To start, connect marketing activity to your CRM so the firm can see which contacts engaged with a campaign or attended an event, and which of those later became opportunities. The attribution will never be perfect, though moving from no visibility to partial visibility is a step in the right direction.
6. Lateral hire success
Lateral hire success measures whether the partners a firm recruits go on to contribute as expected.
The AmLaw 200 Lateral Hiring Report recorded over 13,000 lateral hires in 2025, with partner hiring reaching a five-year high of 3,000+, up 10% from the previous year. Despite the increased investment in lateral talent, most firms have no system to track whether their investment pays off.
Research shows that 85% of firms do not track lateral hire success, and among those that do, the average success rate is only 52%. A lateral partner represents a significant financial commitment, often with a guaranteed compensation period.

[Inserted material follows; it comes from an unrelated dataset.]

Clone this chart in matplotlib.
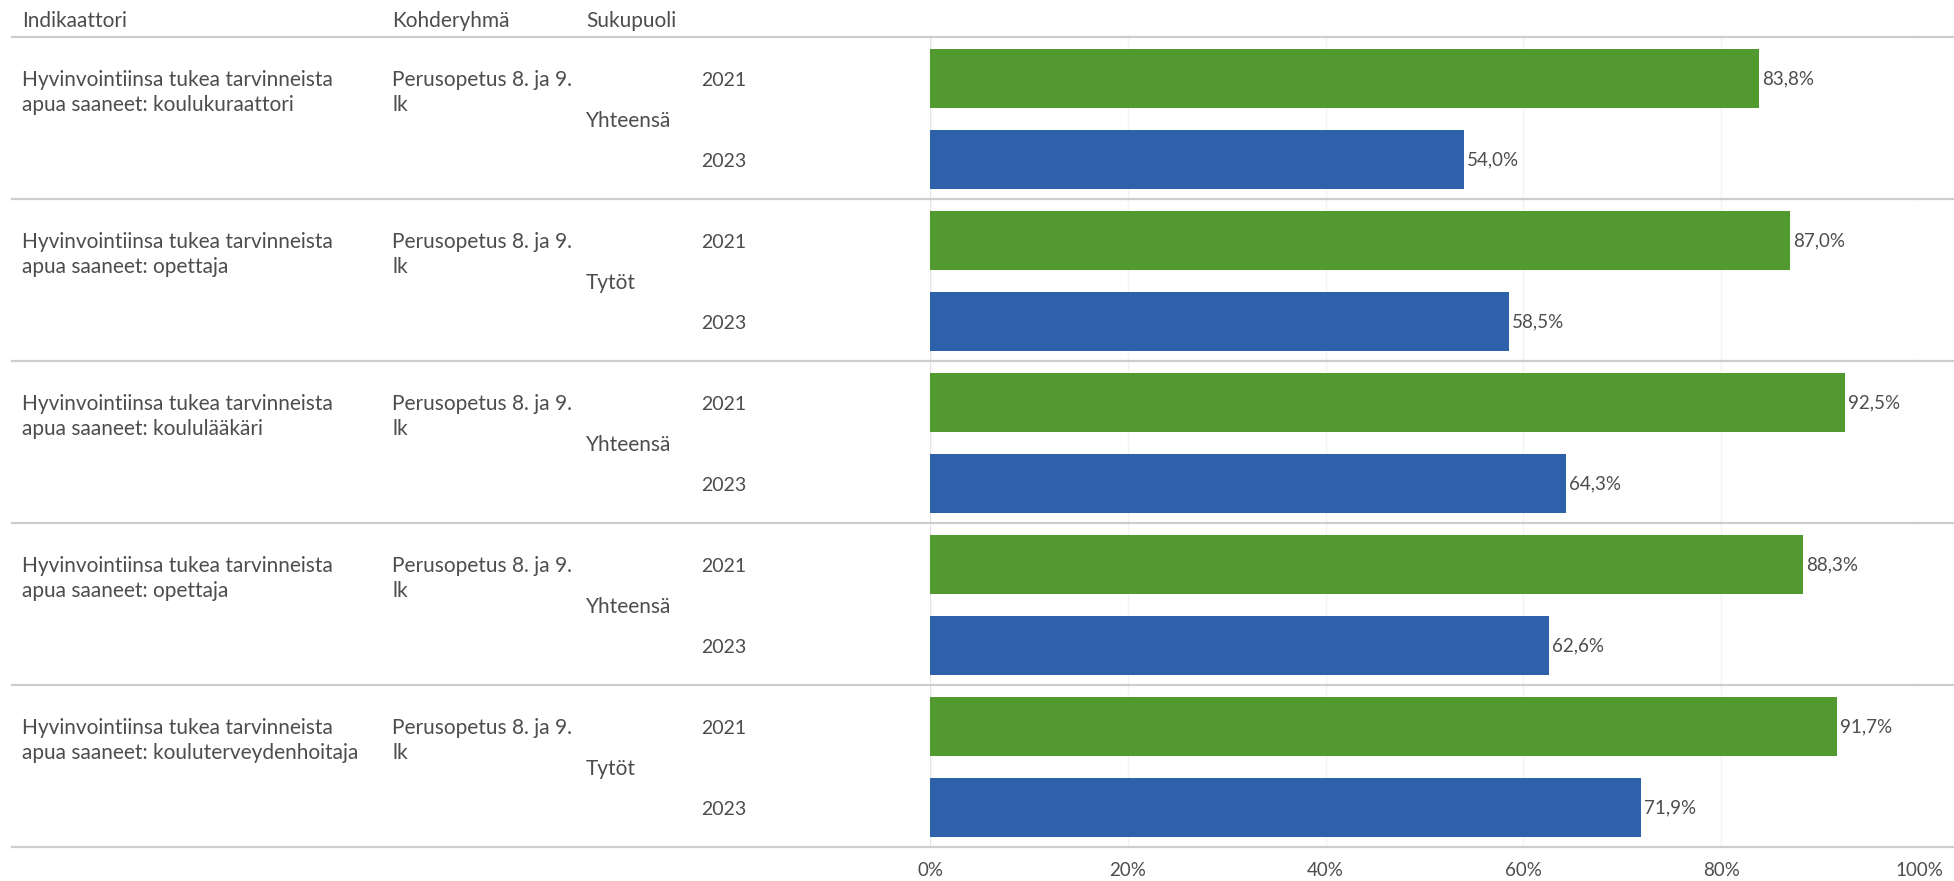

Tracking whether laterals integrate, meet expectations on book building, and stay past the guarantee period is basic financial diligence. To measure it, define what success looks like for each lateral at the point of hire, then track performance against that definition over the following two years.
How to start measuring BD performance
Start measuring law firm BD performance with one or two metrics that address the firm's most pressing question, then expand. The practical barrier is usually scattered data, which a CRM that captures relationship and engagement information automatically removes.
You do not need all six metrics in place at once. Most firms find it works better to start with the metrics that address their most pressing question. However, the practical barrier for most firms is data. These metrics depend on accurate, current information about clients, relationships, engagement, and revenue, and that information is usually scattered across inboxes, spreadsheets, and individual partner knowledge. This is why a CRM built for law firms is worth considering. When relationship and engagement data is captured automatically, the six metrics become reports the firm can run instead of projects staff has to manage.